5/10/2017

So let's talk about mental health

Yes, you heard me, MENTAL health. A subject that is close to my heart, not because I put it there but because I have been taken to very dark places by my mental health through no choice of my own.

What triggered it? Who knows, I've always been an over thinker, a worrier a 'what if' kind of person. So it didn't take much to tip me over the edge into the realms of depression.

Now I'm in my mid 30's I finally know how to take care of my head. It's a shame it has taken this long. As a child you are taught to take care of your physical health, I was always popping antibiotics for reoccurring ear infections but was never told how important it is to take care of your mental health.

A catalogue of events in my life affected the way I used to think, they way I dealt with difficult situations, what I thought people thought about me. Losing my dad as a teen, breaking down of my first marriage I totally lost control of myself.

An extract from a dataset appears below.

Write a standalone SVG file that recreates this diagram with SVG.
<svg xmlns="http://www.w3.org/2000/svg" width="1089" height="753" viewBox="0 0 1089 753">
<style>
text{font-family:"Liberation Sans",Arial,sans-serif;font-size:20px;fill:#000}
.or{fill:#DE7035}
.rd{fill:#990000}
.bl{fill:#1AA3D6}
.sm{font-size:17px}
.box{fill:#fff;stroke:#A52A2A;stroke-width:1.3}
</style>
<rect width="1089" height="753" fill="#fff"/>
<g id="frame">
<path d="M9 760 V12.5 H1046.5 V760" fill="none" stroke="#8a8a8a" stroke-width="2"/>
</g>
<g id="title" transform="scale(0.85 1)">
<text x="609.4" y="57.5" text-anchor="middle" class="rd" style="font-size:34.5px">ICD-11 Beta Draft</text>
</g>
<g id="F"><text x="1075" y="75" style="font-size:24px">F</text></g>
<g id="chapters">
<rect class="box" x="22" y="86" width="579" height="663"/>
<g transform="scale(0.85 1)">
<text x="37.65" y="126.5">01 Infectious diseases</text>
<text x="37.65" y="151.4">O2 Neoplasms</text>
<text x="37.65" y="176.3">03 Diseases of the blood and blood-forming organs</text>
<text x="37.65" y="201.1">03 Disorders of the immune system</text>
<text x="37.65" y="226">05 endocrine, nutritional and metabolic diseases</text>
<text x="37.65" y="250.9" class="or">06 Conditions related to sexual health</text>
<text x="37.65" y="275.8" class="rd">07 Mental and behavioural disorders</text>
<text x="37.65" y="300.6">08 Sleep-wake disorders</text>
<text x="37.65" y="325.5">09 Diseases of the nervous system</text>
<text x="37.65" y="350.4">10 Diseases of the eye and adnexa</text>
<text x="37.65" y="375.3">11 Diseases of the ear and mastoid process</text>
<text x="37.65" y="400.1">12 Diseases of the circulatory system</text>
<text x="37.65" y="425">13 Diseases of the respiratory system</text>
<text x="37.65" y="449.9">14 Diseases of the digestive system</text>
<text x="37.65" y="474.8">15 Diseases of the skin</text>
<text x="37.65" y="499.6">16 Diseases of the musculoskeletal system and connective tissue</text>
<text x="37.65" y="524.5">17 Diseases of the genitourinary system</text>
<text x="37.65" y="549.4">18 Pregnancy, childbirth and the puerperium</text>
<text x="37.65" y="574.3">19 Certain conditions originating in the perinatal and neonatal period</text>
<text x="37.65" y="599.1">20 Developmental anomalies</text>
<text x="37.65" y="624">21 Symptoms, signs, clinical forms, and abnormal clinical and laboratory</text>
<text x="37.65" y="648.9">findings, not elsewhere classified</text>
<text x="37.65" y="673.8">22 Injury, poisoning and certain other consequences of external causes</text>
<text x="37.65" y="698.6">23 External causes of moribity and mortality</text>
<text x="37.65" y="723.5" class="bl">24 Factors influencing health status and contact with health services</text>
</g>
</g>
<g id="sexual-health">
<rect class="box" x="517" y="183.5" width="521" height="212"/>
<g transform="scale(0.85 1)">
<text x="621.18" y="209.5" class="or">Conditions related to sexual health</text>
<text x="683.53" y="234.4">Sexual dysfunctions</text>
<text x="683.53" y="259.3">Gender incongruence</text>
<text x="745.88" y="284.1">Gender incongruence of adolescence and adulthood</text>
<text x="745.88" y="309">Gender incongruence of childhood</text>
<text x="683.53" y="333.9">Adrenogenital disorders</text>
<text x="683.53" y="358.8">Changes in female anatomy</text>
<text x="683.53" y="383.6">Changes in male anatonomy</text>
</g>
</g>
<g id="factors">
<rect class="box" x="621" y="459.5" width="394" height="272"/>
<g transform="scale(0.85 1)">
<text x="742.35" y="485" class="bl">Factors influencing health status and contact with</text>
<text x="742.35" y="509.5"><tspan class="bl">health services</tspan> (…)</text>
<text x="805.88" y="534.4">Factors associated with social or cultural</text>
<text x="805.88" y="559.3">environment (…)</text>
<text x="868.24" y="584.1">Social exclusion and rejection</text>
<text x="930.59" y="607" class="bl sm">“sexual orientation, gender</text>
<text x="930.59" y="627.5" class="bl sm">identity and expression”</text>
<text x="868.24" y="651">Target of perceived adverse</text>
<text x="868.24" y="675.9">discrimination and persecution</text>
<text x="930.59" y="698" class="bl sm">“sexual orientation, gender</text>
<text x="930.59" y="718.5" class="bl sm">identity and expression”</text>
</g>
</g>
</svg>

Becoming a mother helped me find my way to an extent but didn't banish my lack of ability to cope with difficulties.

Over a year ago I finally sought professional help with the right person who helped me to look at how I took care of myself, how I thought about things and how not to worry what others think. Accepting that awful tragedies do happen in life and for the first time since I lost my dad I didn't spend the weeks approaching the anniversary of his death on a downward spiral to the dark place.

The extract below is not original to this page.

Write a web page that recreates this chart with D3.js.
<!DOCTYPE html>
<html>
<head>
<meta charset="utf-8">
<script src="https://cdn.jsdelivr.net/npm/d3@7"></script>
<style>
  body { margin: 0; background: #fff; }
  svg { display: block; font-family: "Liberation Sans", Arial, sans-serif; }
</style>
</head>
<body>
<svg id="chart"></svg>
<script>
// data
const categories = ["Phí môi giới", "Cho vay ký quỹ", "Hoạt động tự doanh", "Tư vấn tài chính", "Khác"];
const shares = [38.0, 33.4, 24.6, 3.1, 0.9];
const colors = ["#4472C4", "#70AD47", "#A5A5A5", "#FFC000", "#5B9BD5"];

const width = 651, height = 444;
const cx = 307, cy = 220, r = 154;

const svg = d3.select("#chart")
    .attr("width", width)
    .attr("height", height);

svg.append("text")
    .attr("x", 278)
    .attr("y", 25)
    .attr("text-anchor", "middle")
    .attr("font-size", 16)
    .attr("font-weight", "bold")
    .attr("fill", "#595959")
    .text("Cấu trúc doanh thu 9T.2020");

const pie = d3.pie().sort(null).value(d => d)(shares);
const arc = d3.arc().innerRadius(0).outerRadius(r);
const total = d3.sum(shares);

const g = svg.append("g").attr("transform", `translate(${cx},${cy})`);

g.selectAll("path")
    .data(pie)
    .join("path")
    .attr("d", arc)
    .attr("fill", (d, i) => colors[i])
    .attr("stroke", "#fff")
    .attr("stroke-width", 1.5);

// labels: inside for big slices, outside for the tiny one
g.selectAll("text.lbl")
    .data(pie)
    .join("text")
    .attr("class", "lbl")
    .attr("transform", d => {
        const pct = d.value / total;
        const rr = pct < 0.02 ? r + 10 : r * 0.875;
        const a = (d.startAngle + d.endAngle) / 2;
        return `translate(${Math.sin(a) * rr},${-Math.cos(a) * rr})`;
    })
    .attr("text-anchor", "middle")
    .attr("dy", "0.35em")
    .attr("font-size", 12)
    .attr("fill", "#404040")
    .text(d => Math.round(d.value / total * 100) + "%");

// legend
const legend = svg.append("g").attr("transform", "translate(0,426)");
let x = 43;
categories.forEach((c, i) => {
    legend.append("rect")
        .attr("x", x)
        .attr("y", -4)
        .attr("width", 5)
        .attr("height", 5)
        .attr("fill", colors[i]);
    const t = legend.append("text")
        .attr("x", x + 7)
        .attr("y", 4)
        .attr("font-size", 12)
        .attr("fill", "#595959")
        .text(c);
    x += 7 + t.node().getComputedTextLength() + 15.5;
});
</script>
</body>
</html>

I'm not unhappy and I'm not depressed, I just have to work hard to remind myself that I deserve what I have, life is for living and to negotiate bumps in the road with the use of my toolkit of ways of coping. Nobody said life is easy but it's how you deal with the good and the bad is what sees you through.

So be you, put yourself first and please, please don't be concerned with what other people think or do. You have one life and so live if it for yourself.